== Written instruction ==
Starting with the first line of the data below, copy each line up to and including the one containing "import * as". Pictures stay out.

== The records ==
-- -- --
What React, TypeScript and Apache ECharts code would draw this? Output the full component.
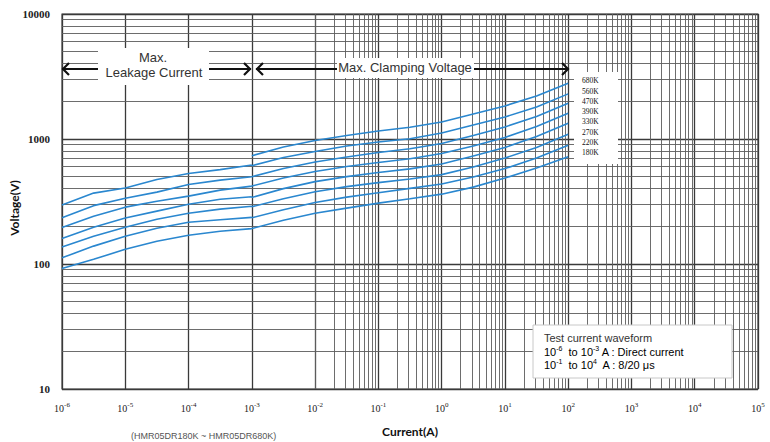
import React, { useEffect, useRef } from "react";
import * as echarts from "echarts";

const ratings = ["680K", "560K", "470K", "390K", "330K", "270K", "220K", "180K"];
const leakageCurrent = [1e-6, 3.16e-6, 1e-5, 3.16e-5, 1e-4, 3.16e-4, 1e-3];
const clampingCurrent = [1e-3, 3.16e-3, 1e-2, 3.16e-2, 1e-1, 3.16e-1, 1, 3.16, 10, 31.6, 100];

const leakage680K: number[] = [];
const leakage560K = [296, 369, 405, 474, 529, 569, 619];
const leakage470K = [234, 293, 336, 376, 432, 469, 499];
const leakage390K = [196, 241, 285, 318, 349, 390, 420];
const leakage330K = [160, 197, 233, 265, 301, 330, 345];
const leakage270K = [137, 167, 197, 228, 255, 275, 290];
const leakage220K = [112, 139, 167, 193, 216, 226, 236];
const leakage180K = [92, 109, 131, 152, 170, 183, 192];

const clamping680K = [735, 863, 973, 1067, 1159, 1241, 1369, 1587, 1839, 2212, 2797];
const clamping560K = [611, 711, 794, 879, 946, 1004, 1117, 1295, 1501, 1806, 2296];
const clamping470K = [499, 580, 654, 717, 779, 836, 920, 1067, 1248, 1515, 1933];
const clamping390K = [420, 487, 549, 602, 648, 694, 765, 879, 1028, 1260, 1608];
const clamping330K = [341, 401, 456, 500, 539, 577, 630, 731, 855, 1047, 1336];
const clamping270K = [287, 333, 379, 416, 448, 478, 519, 596, 704, 855, 1091];
const clamping220K = [234, 272, 310, 343, 372, 403, 436, 496, 580, 704, 890];
const clamping180K = [192, 224, 255, 280, 307, 333, 362, 412, 487, 585, 721];

const leakageSets = [leakage680K, leakage560K, leakage470K, leakage390K, leakage330K, leakage270K, leakage220K, leakage180K];
const clampingSets = [clamping680K, clamping560K, clamping470K, clamping390K, clamping330K, clamping270K, clamping220K, clamping180K];

const xDecadeExponents = [-6, -5, -4, -3, -2, -1, 0, 1, 2, 3, 4];
const yDecadeExponents = [1, 2, 3];
const gridMultipliers = [2, 3, 4, 5, 6, 7, 8, 9];

const FONT_SANS = "Liberation Sans, Arial, sans-serif";
const FONT_SERIF = "Liberation Serif, Times New Roman, serif";
const FONT_TITLE = "Lato, Liberation Sans, Arial, sans-serif";

function arrowGraphics(x1: number, x2: number, y: number, headLeft: boolean, headRight: boolean) {
  const items: any[] = [
    { type: "line", shape: { x1, y1: y, x2, y2: y }, style: { stroke: "#111", lineWidth: 2 }, z: 100 },
  ];
  if (headLeft) {
    items.push({
      type: "polyline",
      shape: { points: [[x1 + 7, y - 6], [x1 + 1, y], [x1 + 7, y + 6]] },
      style: { stroke: "#111", lineWidth: 2.2, fill: null },
      z: 100,
    });
  }
  if (headRight) {
    items.push({
      type: "polyline",
      shape: { points: [[x2 - 7, y - 6], [x2 - 1, y], [x2 - 7, y + 6]] },
      style: { stroke: "#111", lineWidth: 2.2, fill: null },
      z: 100,
    });
  }
  return items;
}

const supRich = {
  n: { fontFamily: FONT_SANS, fontSize: 11, color: "#333", lineHeight: 12, verticalAlign: "bottom" },
  s: { fontFamily: FONT_SANS, fontSize: 7, color: "#333", lineHeight: 9, verticalAlign: "top" },
};

export default function App() {
  const ref = useRef<HTMLDivElement>(null);

  useEffect(() => {
    if (!ref.current) return;
    const chart = echarts.init(ref.current, undefined, { renderer: "svg" });

    const minorLines: any[] = [];
    xDecadeExponents.forEach((e) => {
      gridMultipliers.forEach((m) => minorLines.push({ xAxis: m * Math.pow(10, e) }));
    });
    yDecadeExponents.forEach((e) => {
      gridMultipliers.forEach((m) => minorLines.push({ yAxis: m * Math.pow(10, e) }));
    });

    const curveSeries = ratings.map((name, i) => {
      const data: any[] = [];
      leakageSets[i].forEach((v, j) => data.push([leakageCurrent[j], v]));
      if (leakageSets[i].length) data.push([leakageCurrent[leakageCurrent.length - 1], "-"]);
      clampingSets[i].forEach((v, j) => data.push([clampingCurrent[j], v]));
      return {
        name,
        type: "line",
        data,
        showSymbol: false,
        symbol: "none",
        connectNulls: false,
        smooth: false,
        z: 5,
        silent: true,
        lineStyle: { color: "#2a87cf", width: 1.6 },
      };
    });

    const labelY0 = 80.7;
    const labelStep = 10.3;

    const graphic: any[] = [
      ...arrowGraphics(62, 98, 69, true, false),
      ...arrowGraphics(209, 251, 69, false, true),
      { type: "rect", shape: { x: 98, y: 48, width: 111, height: 37 }, style: { fill: "#fff" }, z: 99 },
      { type: "text", x: 153, y: 57, style: { text: "Max.", font: `13px ${FONT_SANS}`, fill: "#333", align: "center", verticalAlign: "middle" }, z: 101 },
      { type: "text", x: 154, y: 72, style: { text: "Leakage Current", font: `13px ${FONT_SANS}`, fill: "#333", align: "center", verticalAlign: "middle" }, z: 101 },
      ...arrowGraphics(256, 569, 69, true, true),
      { type: "rect", shape: { x: 337, y: 58, width: 137, height: 20 }, style: { fill: "#fff" }, z: 101 },
      { type: "text", x: 405, y: 67.5, style: { text: "Max. Clamping Voltage", font: `13px ${FONT_SANS}`, fill: "#333", align: "center", verticalAlign: "middle" }, z: 102 },
      { type: "rect", shape: { x: 574, y: 72, width: 44, height: 92 }, style: { fill: "#fff" }, z: 99 },
      ...ratings.map((r, i) => ({
        type: "text",
        x: 582,
        y: labelY0 + i * labelStep,
        style: { text: r, font: `7.5px ${FONT_SERIF}`, fill: "#111", verticalAlign: "middle" },
        z: 101,
      })),
      { type: "rect", shape: { x: 533, y: 325, width: 199, height: 53 }, style: { fill: "#fff", stroke: "#c8c8c8", lineWidth: 1 }, z: 99 },
      {
        type: "text", x: 544, y: 338,
        style: { text: "Test current waveform", font: `11px ${FONT_SANS}`, fill: "#333", verticalAlign: "middle" },
        z: 101,
      },
      {
        type: "text", x: 544, y: 351,
        style: { text: "{n|10}{s|-6}{n|  to 10}{s|-3}{n| A : Direct current}", verticalAlign: "middle", rich: supRich },
        z: 101,
      },
      {
        type: "text", x: 544, y: 364,
        style: { text: "{n|10}{s|-1}{n|  to 10}{s|4}{n|  A : 8/20 μs}", verticalAlign: "middle", rich: supRich },
        z: 101,
      },
      {
        type: "text", x: 14, y: 208, rotation: Math.PI / 2,
        style: { text: "Voltage(V)", font: `bold 12px ${FONT_TITLE}`, fill: "#111", align: "center", verticalAlign: "middle" },
        z: 101,
      },
      {
        type: "text", x: 131, y: 431,
        style: { text: "(HMR05DR180K ~ HMR05DR680K)", font: `9px ${FONT_SANS}`, fill: "#555", verticalAlign: "top" },
        z: 101,
      },
    ];

    chart.setOption({
      animation: false,
      backgroundColor: "#fff",
      grid: {
        left: 62, right: 12, top: 14, bottom: 53,
        outerBoundsMode: "none",
        containLabel: false,
        show: true, borderColor: "#444", borderWidth: 1.2, backgroundColor: "transparent",
      },
      xAxis: {
        type: "log",
        logBase: 10,
        min: 1e-6,
        max: 1e5,
        interval: 1,
        name: "Current(A)",
        nameLocation: "middle",
        nameGap: 36,
        nameTextStyle: { fontFamily: FONT_TITLE, fontWeight: "bold", fontSize: 12, color: "#111" },
        axisLine: { show: false },
        axisTick: { show: false },
        splitLine: { show: true, lineStyle: { color: "#3a3a3a", width: 1.3 } },
        axisLabel: {
          margin: 12,
          formatter: (v: number) => {
            const e = Math.round(Math.log10(v));
            return `{b|10}{s|${e}}`;
          },
          rich: {
            b: { fontFamily: FONT_SERIF, fontSize: 10, color: "#222", lineHeight: 12, verticalAlign: "bottom" },
            s: { fontFamily: FONT_SERIF, fontSize: 7, color: "#222", lineHeight: 8, verticalAlign: "top" },
          },
        },
      },
      yAxis: {
        type: "log",
        logBase: 10,
        min: 10,
        max: 10000,
        interval: 1,
        axisLine: { show: false },
        axisTick: { show: false },
        splitLine: { show: true, lineStyle: { color: "#3a3a3a", width: 1.3 } },
        axisLabel: {
          margin: 12,
          fontFamily: FONT_SERIF,
          fontWeight: "bold",
          fontSize: 11,
          color: "#222",
          formatter: (v: number) => String(Math.round(v)),
        },
      },
      series: [
        {
          type: "line",
          data: [],
          silent: true,
          z: 1,
          markLine: {
            silent: true,
            symbol: "none",
            animation: false,
            label: { show: false },
            emphasis: { disabled: true },
            lineStyle: { color: "#5c5c5c", width: 0.9, type: "solid" },
            data: minorLines,
          },
        },
        ...curveSeries,
      ],
      graphic,
    });

    return () => chart.dispose();
  }, []);

  return <div ref={ref} style={{ position: "absolute", left: 0, top: 0, width: 770, height: 442 }} />;
}
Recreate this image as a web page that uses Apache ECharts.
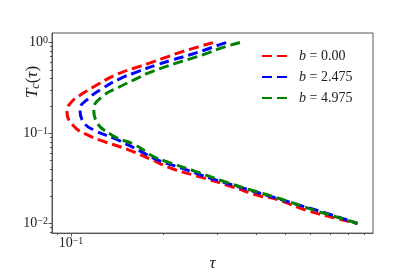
<!DOCTYPE html>
<html>
<head>
<meta charset="UTF-8">
<title>Tc vs tau</title>
<script src="https://cdn.jsdelivr.net/npm/echarts@6/dist/echarts.min.js"></script>
<style>
  html, body { margin: 0; padding: 0; background: #fff; }
  #main { width: 415px; height: 277px; }
</style>
</head>
<body>
<div id="main"></div>
<script type="text/javascript">
// curve values
var seriesNames = ['b = 0.00', 'b = 2.475', 'b = 4.975'];
var seriesColors = ['#ff0000', '#0000ff', '#008000'];

var tauRed = [0.290, 0.250, 0.224, 0.200, 0.179, 0.160, 0.143, 0.132, 0.123, 0.109, 0.0995, 0.097, 0.102, 0.114, 0.129, 0.154, 0.182, 0.215, 0.270, 0.338, 0.408, 0.468, 0.586, 0.734, 0.855];
var tcRed = [1.0, 0.864, 0.770, 0.672, 0.589, 0.52, 0.455, 0.40, 0.348, 0.273, 0.214, 0.174, 0.120, 0.0941, 0.0799, 0.0653, 0.0512, 0.0401, 0.0320, 0.0252, 0.0204, 0.0185, 0.01396, 0.01138, 0.01];

var tauBlue = [0.320, 0.298, 0.270, 0.241, 0.213, 0.190, 0.166, 0.143, 0.126, 0.114, 0.107, 0.110, 0.120, 0.139, 0.166, 0.193, 0.2265, 0.2836, 0.3552, 0.4447, 0.557, 0.698, 0.858];
var tcBlue = [1.0, 0.923, 0.817, 0.723, 0.640, 0.567, 0.481, 0.393, 0.308, 0.2415, 0.182, 0.131, 0.106, 0.0868, 0.0646, 0.0499, 0.0416, 0.0318, 0.0252, 0.02003, 0.0159, 0.01261, 0.01];

var tauGreen = [0.355, 0.313, 0.280, 0.250, 0.224, 0.200, 0.179, 0.166, 0.143, 0.126, 0.1186, 0.120, 0.136, 0.162, 0.185, 0.202, 0.250, 0.310, 0.388, 0.480, 0.601, 0.743, 0.862];
var tcGreen = [1.0, 0.885, 0.770, 0.677, 0.604, 0.531, 0.462, 0.409, 0.3205, 0.251, 0.1816, 0.1423, 0.0948, 0.0738, 0.0554, 0.0491, 0.0385, 0.0297, 0.0233, 0.0188, 0.01452, 0.01166, 0.01];

var xMajorTicks = [0.1];
var xMinorTicks = [0.09, 0.2, 0.3, 0.4, 0.5, 0.6, 0.7, 0.8, 0.9];
var yMajorTicks = [0.01, 0.1, 1];
var yMinorTicks = [0.008, 0.009, 0.02, 0.03, 0.04, 0.05, 0.06, 0.07, 0.08, 0.09, 0.2, 0.3, 0.4, 0.5, 0.6, 0.7, 0.8, 0.9];

var xMin = 0.0867, xMax = 0.963;
var yMin = 0.00784, yMax = 1.276;

function pairs(xs, ys) {
  return xs.map(function (x, i) { return [x, ys[i]]; });
}
var curves = [pairs(tauRed, tcRed), pairs(tauBlue, tcBlue), pairs(tauGreen, tcGreen)];

var serif = '"Liberation Serif", "DejaVu Serif", serif';
var axisColor = '#555';

function powLabel(v) {
  var e = Math.round(Math.log10(v));
  return '{b|10}{s|' + (e < 0 ? '\u2212' + (-e) : e) + '}';
}
var powRich = {
  b: { fontFamily: serif, fontSize: 14, color: '#222' },
  s: { fontFamily: serif, fontSize: 10, color: '#222', verticalAlign: 'top' }
};

var chart = echarts.init(document.getElementById('main'), null, { renderer: 'canvas' });

var option = {
  animation: false,
  backgroundColor: '#fff',
  grid: {
    left: 52, right: 42, top: 33, bottom: 35,
    show: true, borderColor: axisColor, borderWidth: 1, backgroundColor: 'transparent'
  },
  legend: {
    orient: 'vertical',
    left: 256,
    top: 44,
    itemWidth: 29,
    itemHeight: 14,
    itemGap: 7,
    data: seriesNames,
    itemStyle: { opacity: 0 },
    formatter: function (name) {
      return '{i|b}' + name.slice(1);
    },
    textStyle: {
      fontFamily: serif,
      fontSize: 14,
      color: '#222',
      padding: [0, 0, 0, 3],
      rich: {
        i: { fontFamily: serif, fontSize: 14, fontStyle: 'italic', color: '#222' }
      }
    }
  },
  xAxis: [
    {
      type: 'log', min: xMin, max: xMax,
      name: '\u03c4', nameLocation: 'middle', nameGap: 8,
      nameTextStyle: { fontFamily: serif, fontSize: 17, fontStyle: 'italic', color: '#222' },
      axisLine: { show: true, lineStyle: { color: axisColor, width: 1 } },
      axisTick: { show: true, length: 3.5, customValues: xMajorTicks, lineStyle: { color: axisColor } },
      axisLabel: { customValues: xMajorTicks, margin: 3, formatter: powLabel, rich: powRich },
      splitLine: { show: false }
    },
    {
      type: 'log', min: xMin, max: xMax, gridIndex: 0, position: 'bottom',
      axisLine: { show: false },
      axisTick: { show: true, length: 2, customValues: xMinorTicks, lineStyle: { color: axisColor } },
      axisLabel: { show: false },
      splitLine: { show: false }
    }
  ],
  yAxis: [
    {
      type: 'log', min: yMin, max: yMax,
      axisLine: { show: true, lineStyle: { color: axisColor, width: 1 } },
      axisTick: { show: true, length: 3.5, customValues: yMajorTicks, lineStyle: { color: axisColor } },
      axisLabel: { customValues: yMajorTicks, margin: 4, formatter: powLabel, rich: powRich },
      splitLine: { show: false }
    },
    {
      type: 'log', min: yMin, max: yMax, gridIndex: 0, position: 'left',
      axisLine: { show: false },
      axisTick: { show: true, length: 2, customValues: yMinorTicks, lineStyle: { color: axisColor } },
      axisLabel: { show: false },
      splitLine: { show: false }
    }
  ],
  graphic: [
    {
      type: 'text',
      x: 33, y: 82,
      rotation: Math.PI / 2,
      style: {
        text: '{t|T}{c|c}{p|(}{t|\u03c4}{p|)}',
        align: 'center',
        verticalAlign: 'middle',
        rich: {
          t: { fontFamily: serif, fontSize: 17, fontStyle: 'italic', fill: '#222' },
          c: { fontFamily: serif, fontSize: 12, fontStyle: 'italic', fill: '#222', verticalAlign: 'bottom' },
          p: { fontFamily: serif, fontSize: 17, fill: '#222' }
        }
      }
    }
  ],
  series: seriesNames.map(function (name, i) {
    return {
      name: name,
      type: 'line',
      xAxisIndex: 0,
      yAxisIndex: 0,
      data: curves[i],
      symbol: 'none',
      smooth: 0.5,
      color: seriesColors[i],
      lineStyle: { color: seriesColors[i], width: 3, type: [10, 5] },
      z: 2 + i
    };
  })
};

chart.setOption(option);
</script>
</body>
</html>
-- -- --
== Worked solution ==
What React, TypeScript and Apache ECharts code would draw this? Output the full component.
import React, { useEffect, useRef } from "react";
import * as echarts from "echarts";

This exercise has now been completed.